Sir Thomas
Stamford Raffles menangis ketika harus angkat kaki dari tanah Jawa. Mau tak mau
Raffles harus patuh pada Konvensi London, 13 Agustus 1814; Inggris harus
mengembalikan Jawa ke Belanda. Konvensi London diteken ketika Raffles, “orang
nomor satu” di Jawa semasa pulau ini dikuasai Inggris (1811-1816), baru saja
menemukan (kembali) Candi Borobudur.
Raffles sedang
berada di Semarang pada tahun 1814 ketika diberitahu ada “bukit aneh” di dekat
Magelang. Ia memiliki minat istimewa terhadap
sejarah Jawa. Ia mengumpulkan artefak-artefak antik kesenian
Jawa kuno dan membuat catatan mengenai sejarah dan kebudayaan Jawa yang
dikumpulkannya dari perjumpaannya dengan rakyat setempat dalam perjalanannya
keliling Jawa. Raffles yang juga menjabat Presiden Masyarakat Ilmu dan
Budaya Batavia, lantas mengutus H.C. Cornelius untuk meneliti bukit yang
dipenuhi semak belukar tersebut.
Merujuk laporan
Cornelius, setidaknya ada 200 orang penduduk desa dipekerjakan untuk
membersihkan bukit Borobudur. Dalam
dua bulan, Cornelius beserta 200 bawahannya menebang pepohonan dan semak
belukar yang tumbuh di bukit Borobudur dan membersihkan lapisan tanah yang
mengubur candi ini. Karena ancaman longsor, ia tidak dapat menggali dan
membersihkan semua lorong. Ia melaporkan penemuannya kepada Raffles termasuk
menyerahkan berbagai gambar sketsa candi Borobudur. Meskipun penemuan ini hanya
menyebutkan beberapa kalimat, Raffles dianggap berjasa atas penemuan kembali
monumen ini, serta menarik perhatian dunia atas keberadaan monumen yang pernah
hilang ini.
Apa mau
dikata, belum beres urusannya dengan candi raksasa itu, Raffles, si pendiri
Museum Ethnografi Batavia (kini Museum Nasional/Museum Gajah) harus
meninggalkan Jawa. Tapi, pria kelahiran 6 Juli 1781 ini tak pergi dengan tangan
kosong. “Saya yakin tak ada orang yang memiliki informasi mengenai Jawa
sebanyak yang saya punya,” tulis Raffles dalam bukunya The History of
Java. Dan memang, buku setebal bantal yang pertama terbit pada 1817 tersebut,
kemudian hari dipuja-puji para peneliti dan dijadikan satu di antara rujukan
utama sejarah Jawa.
Penamaan Borobudur pertama kali ditulis dalam buku
"Sejarah Pulau Jawa" karya Sir Thomas Raffles. Nama Bore-Budur, yang
kemudian ditulis BoroBudur, kemungkinan ditulis Raffles dalam tata bahasa
Inggris untuk menyebut desa terdekat dengan candi itu yaitu desa Bore (Boro).

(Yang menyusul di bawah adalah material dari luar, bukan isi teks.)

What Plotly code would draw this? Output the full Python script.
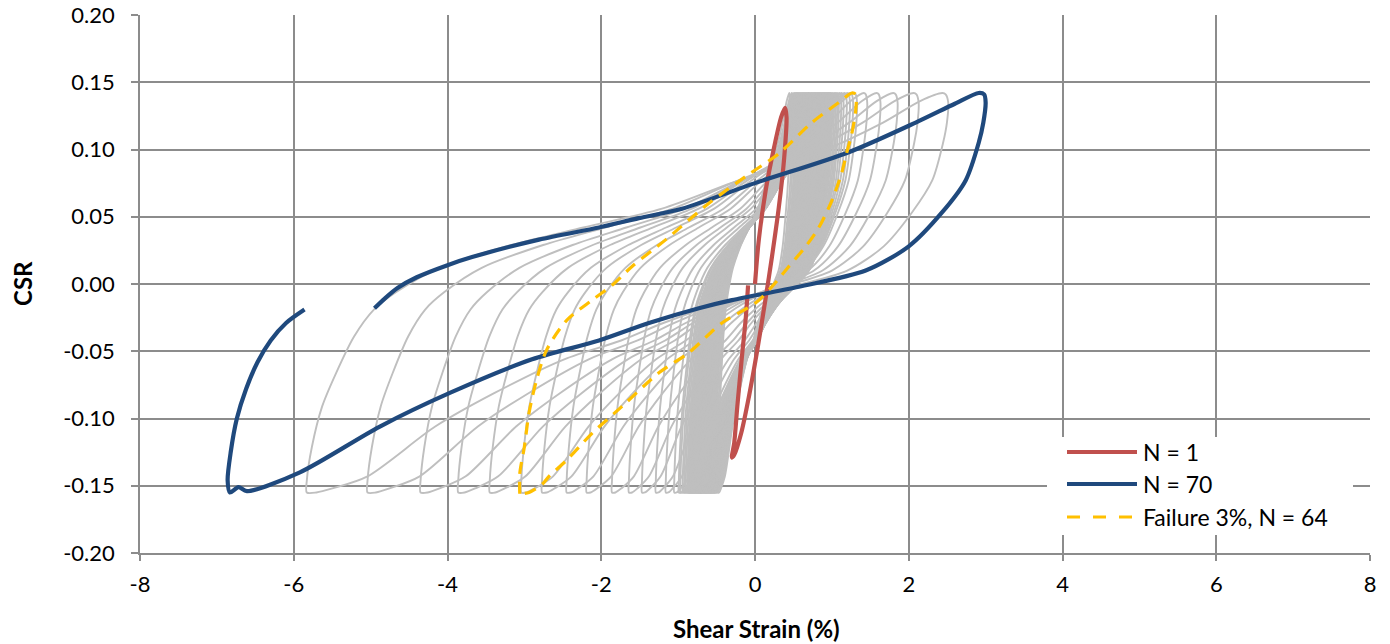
import plotly.graph_objects as go

# ---- N = 1 loop (shear strain %, CSR)
n1_strain = [0.00, 0.05, 0.14, 0.25, 0.34, 0.39, 0.41, 0.38, 0.31, 0.22, 0.14, 0.03,
             -0.08, -0.18, -0.27, -0.30, -0.27, -0.23, -0.17, -0.12, -0.09]
n1_csr = [0.000, 0.033, 0.070, 0.102, 0.124, 0.131, 0.124, 0.094, 0.057, 0.020, -0.010, -0.049,
          -0.084, -0.111, -0.127, -0.129, -0.118, -0.091, -0.054, -0.025, -0.001]

# ---- N = 70 loop
n70_strain = [-4.95, -4.82, -4.65, -4.40, -4.00, -3.68, -2.81, -2.03, -1.51, -0.95, 0.00, 1.22,
              2.09, 2.60, 2.91, 2.98, 3.00, 2.97, 2.91, 2.74, 2.43, 2.00, 1.44, 0.57, -0.30,
              -0.73, -1.38, -2.03, -2.90, -3.97, -4.88, -5.92, -6.61, -6.72, -6.83, -6.86,
              -6.82, -6.74, -6.62, -6.47, -6.30, -6.10, -5.86]
n70_csr = [-0.018, -0.011, -0.003, 0.005, 0.014, 0.020, 0.033, 0.042, 0.049, 0.056, 0.075, 0.098,
           0.120, 0.134, 0.142, 0.141, 0.135, 0.120, 0.105, 0.077, 0.053, 0.028, 0.010, -0.002,
           -0.012, -0.018, -0.029, -0.042, -0.056, -0.081, -0.106, -0.140, -0.154, -0.151,
           -0.155, -0.146, -0.125, -0.100, -0.078, -0.058, -0.042, -0.029, -0.019]

# ---- failure loop (3 % double amplitude, N = 64)
fail_strain = [-3.06, -3.06, -3.00, -2.94, -2.84, -2.71, -2.45, -2.12, -1.86, -1.60, -1.16,
               -0.60, -0.12, 0.31, 0.74, 1.09, 1.26, 1.31, 1.31, 1.26, 1.19, 1.13, 1.00, 0.83,
               0.66, 0.44, 0.22, 0.01, -0.43, -0.86, -1.25, -1.73, -2.12, -2.45, -2.68, -2.77,
               -2.94, -3.04]
fail_csr = [-0.156, -0.141, -0.121, -0.096, -0.071, -0.049, -0.027, -0.012, -0.001, 0.013, 0.033,
            0.060, 0.080, 0.097, 0.120, 0.135, 0.142, 0.141, 0.129, 0.112, 0.097, 0.083, 0.062, 0.042,
            0.028, 0.013, -0.002, -0.014, -0.029, -0.051, -0.066, -0.091, -0.111, -0.131, -0.143, -0.149,
            -0.155, -0.156]

# ---- remaining cycles (N = 2 ... 69): strain at the CSR trough and at the CSR peak
cycle_trough = [-0.48, -0.50, -0.52, -0.53, -0.54, -0.55, -0.56, -0.57, -0.58, -0.58,
                -0.59, -0.60, -0.61, -0.61, -0.62, -0.63, -0.63, -0.64, -0.65, -0.65,
                -0.66, -0.67, -0.67, -0.68, -0.69, -0.69, -0.70, -0.71, -0.71, -0.72,
                -0.73, -0.73, -0.74, -0.75, -0.75, -0.76, -0.77, -0.78, -0.79, -0.80,
                -0.81, -0.82, -0.83, -0.84, -0.85, -0.86, -0.87, -0.88, -0.90, -0.92,
                -0.94, -0.97, -0.99, -1.05, -1.16, -1.29, -1.47, -1.64, -1.86, -2.19,
                -2.45, -2.77, -3.04, -3.45, -3.86, -4.35, -5.04, -5.83]
cycle_peak = [0.45, 0.48, 0.50, 0.52, 0.53, 0.54, 0.55, 0.56, 0.57, 0.58,
              0.59, 0.60, 0.61, 0.62, 0.63, 0.64, 0.65, 0.66, 0.67, 0.68,
              0.69, 0.70, 0.70, 0.71, 0.72, 0.73, 0.74, 0.75, 0.76, 0.77,
              0.78, 0.79, 0.80, 0.81, 0.82, 0.83, 0.84, 0.85, 0.86, 0.87,
              0.88, 0.89, 0.90, 0.91, 0.92, 0.93, 0.94, 0.95, 0.96, 0.97,
              0.98, 0.99, 1.00, 1.02, 1.04, 1.06, 1.08, 1.11, 1.14, 1.18,
              1.22, 1.26, 1.31, 1.44, 1.61, 1.83, 2.10, 2.48]

# loop outline: position between trough strain (0) and peak strain (1), with CSR
loop_pos = [0.000, 0.000, 0.008, 0.024, 0.046, 0.074, 0.105, 0.140, 0.208, 0.320, 0.433,
            0.556, 0.664, 0.803, 0.902, 0.960, 0.995, 1.000, 1.004, 1.002, 0.996, 0.979,
            0.947, 0.903, 0.846, 0.757, 0.669, 0.625, 0.558, 0.492, 0.403, 0.294, 0.201,
            0.095, 0.040, 0.015, 0.000]
loop_csr = [-0.155, -0.146, -0.121, -0.091, -0.066, -0.039, -0.019, -0.006, 0.012, 0.029, 0.042,
            0.056, 0.075, 0.098, 0.120, 0.136, 0.142, 0.141, 0.135, 0.120, 0.105, 0.077,
            0.053, 0.028, 0.010, -0.002, -0.012, -0.018, -0.029, -0.042, -0.056, -0.081, -0.106,
            -0.143, -0.152, -0.155, -0.155]

x_ticks = [-8, -6, -4, -2, 0, 2, 4, 6, 8]
x_tick_text = ["-8", "-6", "-4", "-2", "0", "2", "4", "6", "8"]
y_ticks = [-0.20, -0.15, -0.10, -0.05, 0.00, 0.05, 0.10, 0.15, 0.20]
y_tick_text = ["-0.20", "-0.15", "-0.10", "-0.05", "0.00", "0.05", "0.10", "0.15", "0.20"]

FONT = "Lato, 'Open Sans', sans-serif"
GRID = "#8C8C8C"

gx, gy = [], []
for lo, hi in zip(cycle_trough, cycle_peak):
    for p, c in zip(loop_pos, loop_csr):
        gx.append(lo + p * (hi - lo))
        gy.append(c)
    gx.append(None)
    gy.append(None)

fig = go.Figure()
fig.add_trace(go.Scatter(x=gx, y=gy, mode="lines", showlegend=False, hoverinfo="skip",
                         line=dict(color="#BFBFBF", width=1.9, shape="spline", smoothing=0.8)))
fig.add_trace(go.Scatter(x=n1_strain, y=n1_csr, mode="lines", name="N = 1", showlegend=False,
                         line=dict(color="#C0504D", width=4.2, shape="spline", smoothing=0.8)))
fig.add_trace(go.Scatter(x=n70_strain, y=n70_csr, mode="lines", name="N = 70", showlegend=False,
                         line=dict(color="#1F497D", width=4.2, shape="spline", smoothing=0.8)))
fig.add_trace(go.Scatter(x=fail_strain, y=fail_csr, mode="lines", name="Failure 3%, N = 64",
                         showlegend=False,
                         line=dict(color="#FFC000", width=3.2, dash="12px,8px",
                                   shape="spline", smoothing=0.8)))

# plot area in pixels: x 140..1370, y 15..553
PL, PR, PT, PB = 140, 1370, 15, 553
W, H = PR - PL, PB - PT


def px(xp):
    return (xp - PL) / W


def py(yp):
    return (PB - yp) / H


shapes = [dict(type="rect", xref="paper", yref="paper", x0=px(1047), x1=px(1353),
               y0=py(535), y1=py(437), fillcolor="white", line=dict(width=0), layer="above")]
annotations = []
legend_items = [("N = 1", "#C0504D", 4.2, "solid", 452),
                ("N = 70", "#1F497D", 4.2, "solid", 484),
                ("Failure 3%, N = 64", "#FFC000", 3.2, "13px,13px", 517)]
for label, col, wd, dash, yp in legend_items:
    shapes.append(dict(type="line", xref="paper", yref="paper", x0=px(1067), x1=px(1137),
                       y0=py(yp), y1=py(yp), line=dict(color=col, width=wd, dash=dash),
                       layer="above"))
    annotations.append(dict(xref="paper", yref="paper", x=px(1141), y=py(yp), text=label,
                            showarrow=False, xanchor="left", yanchor="middle",
                            font=dict(family=FONT, size=23, color="#000000")))

annotations.append(dict(xref="paper", yref="paper", x=px(756), y=py(628), text="<b>Shear Strain (%)</b>",
                        showarrow=False, xanchor="center", yanchor="middle",
                        font=dict(family=FONT, size=24, color="#000000")))
annotations.append(dict(xref="paper", yref="paper", x=px(22), y=py(284), text="<b>CSR</b>",
                        showarrow=False, xanchor="center", yanchor="middle", textangle=-90,
                        font=dict(family=FONT, size=24, color="#000000")))

fig.update_layout(
    width=1390, height=644,
    margin=dict(l=PL, r=1390 - PR, t=PT, b=644 - PB, autoexpand=False),
    paper_bgcolor="white", plot_bgcolor="white",
    font=dict(family=FONT, size=22, color="#000000"),
    shapes=shapes, annotations=annotations,
    showlegend=False,
)
fig.update_xaxes(range=[-8, 8], tickmode="array", tickvals=x_ticks, ticktext=x_tick_text,
                 automargin=False, showgrid=True, gridcolor=GRID, gridwidth=1.5,
                 zeroline=False, showline=True, linecolor=GRID, linewidth=1.5,
                 ticks="outside", ticklen=6, tickcolor=GRID, tickwidth=1.5,
                 ticklabelstandoff=5, tickfont=dict(family=FONT, size=22))
fig.update_yaxes(range=[-0.2, 0.2], tickmode="array", tickvals=y_ticks, ticktext=y_tick_text,
                 automargin=False, showgrid=True, gridcolor=GRID, gridwidth=1.5,
                 zeroline=False, showline=True, linecolor=GRID, linewidth=1.5,
                 ticks="outside", ticklen=7, tickcolor=GRID, tickwidth=1.5,
                 ticklabelstandoff=12, tickfont=dict(family=FONT, size=22))

fig.write_html("out.html")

Raffles juga menduga bahwa istilah 'Budur' mungkin berkaitan dengan istilah
Buda dalam bahasa Jawa yang berarti "purba" maka bermakna,
"Boro-purba".
Dalam buku
itu, Raffles menulis Candi Borobudur dengan kata Boro Bodo. Di samping
menggambarkan bentuk candi, dia juga mengakui menemukan sebuah harpa batu di
sana. Sosok harpa diambil dari Candi Boro Bodo dan dibawa ke Inggris. Berupa
batu, panjangnya sekitar 20 inci, dan dikerjakan dengan sangat baik.
Pendapat
seorang Raffles tentang karakter orang Jawa. Berbeda dengan orang Belanda,
Raffles melihat orang Jawa secara positif. Tidak ada lagi propaganda tentang
orang Jawa yang malas, pemarah, dan pembohong sebagaimana yang biasanya
dicitrakan kolonial Belanda. Mengenai pandangan orang-orang Belanda terhadap
orang Jawa dapat dilihat pada catatan resmi yang diberikan oleh Residen Dornick
dari Distrik Jepara pada tahun 1812.